Understanding your bellydance vocab means getting to class and learning. And it doesn't just have to be your regular class, either. Check around and see if there are any workshops or new teachers coming through your area. Or plan a road trip with your troupe and visit another studio. Never stop learning new things, and bring them to the table every time you practice. And if you learn something new that doesn't quite make sense to you, don't feel bad about asking for a better explanation.

To be self-aware while you're dancing means getting feedback on your progress, whether it be from a mirror, a video, a friend or teacher, or even just the way the move feels on your body. If you've been dancing long enough, you'll know when you've done something right or not. And it doesn't hurt to ask your teacher or a dance friend to tell you when you need to work on something. Make sure you videotape your performances, and every once in awhile, trot out the camera for your practice, too, so you can check to see if there's anything you need to work on. Another good idea is to keep a dance journal and write down what you're working on and how it feels. That way you can go through it and see where you're improving and where you're lagging behind.

Repetition is the easiest one--you've already been doing this. Just keep practicing it!

Next time you practice, pick at least three things you want to work on, and make sure they are moves you know how to execute. Then, throw on your favorite piece of music, turn on the video camera or grab a friend, and spend fifteen minutes practicing those three moves. When the fifteen minutes is up, watch the video or ask you friend to see how you did. Take notes on what you need to work on, put it in your dance journal, and then use it to structure your next practice. In no time, you'll be just as talented as those dancers you admire!

Tuesday, February 7, 2012

The Bellydance Hangover

Reginald J. Cross, Galt Museum
You wake up, the morning after a performance, and everything hurts. Your head is pounding with the beats of last night's music, your feet are cracked and swollen from when you stepped on someone's beads, your eyelids are stuck together from the eyelash glue you were too tired to clean off, and you can't stop phantom zilling, even though you have carpal tunnel.

You have a bellydance hangover.

Yes, a bellydance hangover actually exists. It's not recognized in the medical world, but ask any bellydancer and they'll tell you that they've experienced this at least once before.

At best, you'll just need a good soak in the tub to take care of sore muscles. You'll also want to make sure you've given your face a good scrub--that stage makeup will clog your pores faster than you can shimmy! However, if you've actually injured yourself, whether it's an injured muscle or a cut foot, you'll need to take things a little more seriously.

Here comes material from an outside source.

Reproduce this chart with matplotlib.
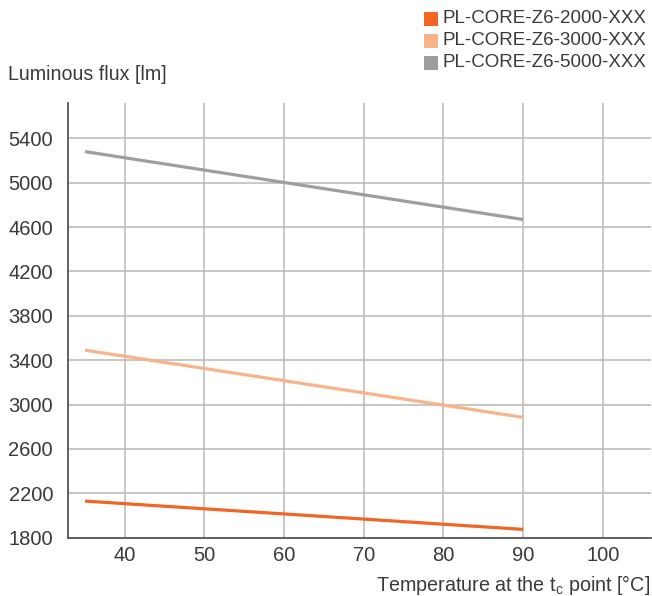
import matplotlib
matplotlib.use("Agg")
import matplotlib.pyplot as plt
from matplotlib.patches import Rectangle

plt.rcParams['font.family'] = ['Liberation Sans', 'DejaVu Sans']

temps = [35, 90]
series_names = ["PL-CORE-Z6-2000-XXX", "PL-CORE-Z6-3000-XXX", "PL-CORE-Z6-5000-XXX"]
flux_2000 = [2130, 1875]
flux_3000 = [3490, 2885]
flux_5000 = [5280, 4668]
colors = ["#F26522", "#F9B388", "#9E9EA0"]
x_ticks = [40, 50, 60, 70, 80, 90, 100]
y_ticks = [1800, 2200, 2600, 3000, 3400, 3800, 4200, 4600, 5000, 5400]

W, H = 652, 596
fig = plt.figure(figsize=(W / 100, H / 100), dpi=100)
L, R, T, B = 68.3, 650.5, 103, 537.7
ax = fig.add_axes([L / W, 1 - B / H, (R - L) / W, (B - T) / H])

txt = "#3a3a3a"
for vals, c in zip([flux_2000, flux_3000, flux_5000], colors):
    ax.plot(temps, vals, color=c, lw=2.3, solid_capstyle='butt', zorder=3)

ax.set_xlim(32.9, 106)
ax.set_ylim(1800, 5718)
ax.set_xticks(x_ticks)
ax.set_yticks(y_ticks)
ax.grid(True, color="#bdbdbd", lw=1.2)
ax.set_axisbelow(True)
for s in ["top", "right"]:
    ax.spines[s].set_visible(False)
for s in ["left", "bottom"]:
    ax.spines[s].set_color("#555555")
    ax.spines[s].set_linewidth(1.3)
ax.tick_params(axis='both', length=0, labelsize=14.5, colors=txt)
ax.tick_params(axis='y', pad=11)
ax.tick_params(axis='x', pad=6)

fig.text(8 / W, 1 - 75 / H, "Luminous flux [lm]", fontsize=14.1, color=txt, va='center', ha='left')
fig.text(650 / W, 1 - 585 / H, "Temperature at the t$_\\mathregular{c}$ point [°C]", fontsize=14.2,
         color=txt, va='center', ha='right')

# legend
for i, (name, c) in enumerate(zip(series_names, colors)):
    yc = 18.7 + 22 * i
    fig.patches.append(Rectangle((424 / W, 1 - (yc + 7) / H), 14.3 / W, 14 / H,
                                 transform=fig.transFigure, facecolor=c, edgecolor='none'))
    fig.text(443 / W, 1 - yc / H, name, fontsize=13.5, color=txt, va='center', ha='left')

fig.savefig("out.png", dpi=100)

For pulled muscles, ice and heat are your best friends, and try to get in an appointment with your massage therapist as soon as possible (you do have a massage therapist, right?). Don't forget a trip to the doctor to make sure you didn't do any serious damage, and take it easy for the next week. If it's an open wound, clean it out, remove any debris that might be stuck in there (glass, dirt, sequins, beads), and bandage it up. You'll also want to check that your tetanus shot is up-to-date, and make an appointment with your doctor.

As for taking care of the phantom zilling and the headache from the music, spend a quiet day catching up on your favorite television series or reading a book. Relax and stay hydrated. You deserve it, after a great show!

A little overindulgence in bellydance isn't a bad thing every once in awhile, but like any indulgence, make sure you don't do it every night, or you'll burn out fast than you can say "hip work". And, if you've got a lot of dance sisters and brothers, a bellydance hangover is a great excuse to spend some more time together, and maybe even plan the next event!